2023-10-01 05:51:02 | 経済財政
国民 榛葉幹事長 “首相に経済対策として 所得税減税求める(日経 2023年9月29日)

インフレ期待なく外的要因であっても、インフレ目標に達した今、求められる経済対策は雑な消費喚起策ではなく(寧ろ増税局面)、インフレ期待が形成されない原因である少子化でも持続的な賃上げ・経済成長に繋がる人手不足対応(賃上げor設備投資)でしょう。

これまでの低インフレ下で財政出動・金融緩和路線は正解だったと思います。これが税収増にも繋がったでしょう。しかし日本の急激な少子化問題を軽視したことで、市場縮小予測から来るインフレ期待の形成の失敗があったと思います。持続的な賃上げはインフレ期待が形成されなければ成立しないはずです。

緩やかなインフレが必要なのは、資金を眠らせないためですが、急激な少子化でインフレ期待が形成されるかの問題はあるでしょう。結論としては、需要の縮小にあわせて適切に供給を絞る/不要な支出の整理しかなく、それでも実質的な成長を目指すなら、供給不足/人手不足や成長分野に注目するべきです。

ここで言う人手不足とは、求人への応募が少なく賃上げ/待遇改善して、価格に転嫁しても、売上が上がる状態を指します(人手不足なら、物価の上昇で需要が多少減ることは問題ではありません)。価格転嫁して売り上げが下がるなら、それは過当競争(供給を絞るべき)なのです。

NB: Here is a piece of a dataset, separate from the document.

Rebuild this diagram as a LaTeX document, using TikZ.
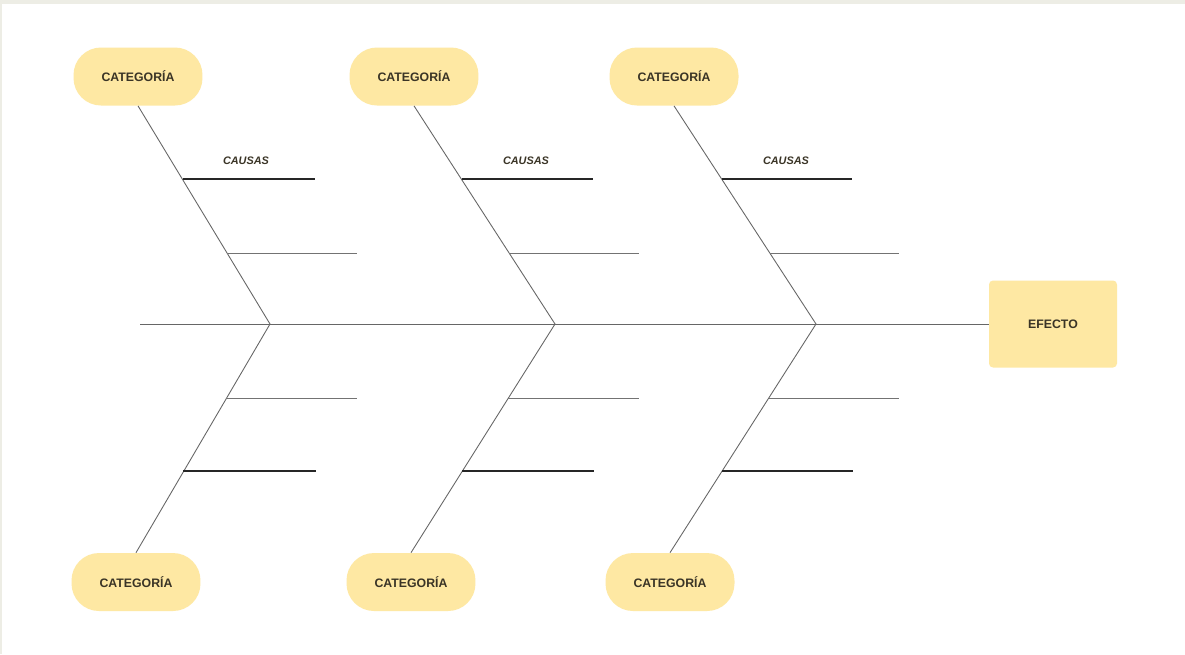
\documentclass[tikz,border=0pt]{standalone}
\usepackage{fontspec}
\setmainfont{Liberation Sans}
\usetikzlibrary{calc}

\definecolor{pillfill}{RGB}{254,232,163}
\definecolor{inkbrown}{RGB}{58,52,38}
\definecolor{framegray}{RGB}{237,237,229}

\begin{document}
\begin{tikzpicture}[x=0.02cm, y=-0.02cm,
    cat/.style={rectangle, rounded corners=0.55cm, fill=pillfill, minimum width=2.58cm, minimum height=1.16cm,
      text=inkbrown, font=\fontsize{7}{8}\selectfont\bfseries},
    effect/.style={rectangle, rounded corners=0.08cm, fill=pillfill, minimum width=2.56cm, minimum height=1.74cm,
      text=inkbrown, font=\fontsize{7}{8}\selectfont\bfseries},
    bone/.style={draw=black!60, line width=0.5pt},
    cause/.style={draw=black!85, line width=0.7pt},
    minor/.style={draw=black!55, line width=0.5pt},
    tag/.style={text=inkbrown, font=\fontsize{6.2}{7}\selectfont\bfseries\itshape}]
  % page and frame
  \fill[framegray] (0,0) rectangle (1185,654);
  \fill[white] (2,4) rectangle (1185,654);
  \useasboundingbox (0,0) rectangle (1185,654);

  % categories
  \node[cat] (top1) at (138,76.5) {CATEGORÍA};
  \node[cat] (top2) at (414,76.5) {CATEGORÍA};
  \node[cat] (top3) at (674,76.5) {CATEGORÍA};
  \node[cat] (bot1) at (136,582) {CATEGORÍA};
  \node[cat] (bot2) at (411,582) {CATEGORÍA};
  \node[cat] (bot3) at (670,582) {CATEGORÍA};
  \node[effect] (efecto) at (1053,324) {EFECTO};

  % spine
  \coordinate (tail) at (140,324);
  \coordinate (j1) at (270,324);
  \coordinate (j2) at (555,324);
  \coordinate (j3) at (816,324);
  \draw[bone] (tail) -- (j1) -- (j2) -- (j3) -- (efecto);

  % bones
  \draw[bone] (top1.south) -- (j1) -- (bot1.north);
  \draw[bone] (top2.south) -- (j2) -- (bot2.north);
  \draw[bone] (top3.south) -- (j3) -- (bot3.north);

  % causes, first bone
  \coordinate (a1) at (183.3,179);  \coordinate (a1e) at (315,179);
  \coordinate (b1) at (227.5,253);  \coordinate (b1e) at (357,253);
  \coordinate (c1) at (226.2,398);  \coordinate (c1e) at (357,398);
  \coordinate (d1) at (183,471);    \coordinate (d1e) at (316,471);
  \draw[cause] (a1) -- (a1e);
  \draw[minor] (b1) -- (b1e);
  \draw[minor] (c1) -- (c1e);
  \draw[cause] (d1) -- (d1e);
  \node[tag] (causas1) at (246,161) {CAUSAS};

  % causes, second bone
  \coordinate (a2) at (461.6,179);  \coordinate (a2e) at (593,179);
  \coordinate (b2) at (509.3,253);  \coordinate (b2e) at (639,253);
  \coordinate (c2) at (508.3,398);  \coordinate (c2e) at (639,398);
  \coordinate (d2) at (462.2,471);  \coordinate (d2e) at (594,471);
  \draw[cause] (a2) -- (a2e);
  \draw[minor] (b2) -- (b2e);
  \draw[minor] (c2) -- (c2e);
  \draw[cause] (d2) -- (d2e);
  \node[tag] (causas2) at (526,161) {CAUSAS};

  % causes, third bone
  \coordinate (a3) at (722,179);    \coordinate (a3e) at (852,179);
  \coordinate (b3) at (770,253);    \coordinate (b3e) at (899,253);
  \coordinate (c3) at (768.6,398);  \coordinate (c3e) at (899,398);
  \coordinate (d3) at (721.9,471);  \coordinate (d3e) at (853,471);
  \draw[cause] (a3) -- (a3e);
  \draw[minor] (b3) -- (b3e);
  \draw[minor] (c3) -- (c3e);
  \draw[cause] (d3) -- (d3e);
  \node[tag] (causas3) at (786,161) {CAUSAS};
\end{tikzpicture}
\end{document}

減税路線に反対すると、財政破綻は無いと断言する方々が現れますが、インフレが問題になります。(物価が上がらなかった時の財政出動・金融緩和はいいとして)物価高で騒いでいる今、インフレを加速させる政策を主張して反対意見を聞かない様は、ブレーキの効かないダンプカーの如しと言えます。国債残高世界一で金利上昇している今、財政破綻を警戒するのは寧ろ常道です。円の暴落を警戒するのは、円安が物価高の一因でもあって、日本は産業空洞化した内需の国でもあるからです。日本は世界一の債権国でもありますが、円安で資金を戻すのは損とも言えます。

既にインフレ目標は達成していますしね。普通に考えて景気を過熱させる局面ではありません。そろそろ世界一の国債残高で国債の金利が上昇していることを考慮すべき時期に来ていると考えます。近年の財政出動・金融緩和路線に反対ではありませんが、ついに曲がり角に来たのでは?

消費税の減税効果に注目する意見もありますが、インフレは複利ですし、(産業空洞化した内需国の日本が超円安になるでしょうし)ハイパーインフレしたら、軽く消費税減税/廃止の効果を超えるでしょう。トルコの2023年末のインフレ率予測は58.0%、アルゼンチンの2023年8月の消費者物価指数は、前年同月比124.4%。トルコの付加価値税(消費税)は標準税率20%(複数税率導入)、アルゼンチンの付加価値税(消費税)は基本税率21%(複数税率導入)。ハイパーインフレの原因は国家財政の極端な悪化、通貨供給量の過度な膨張です。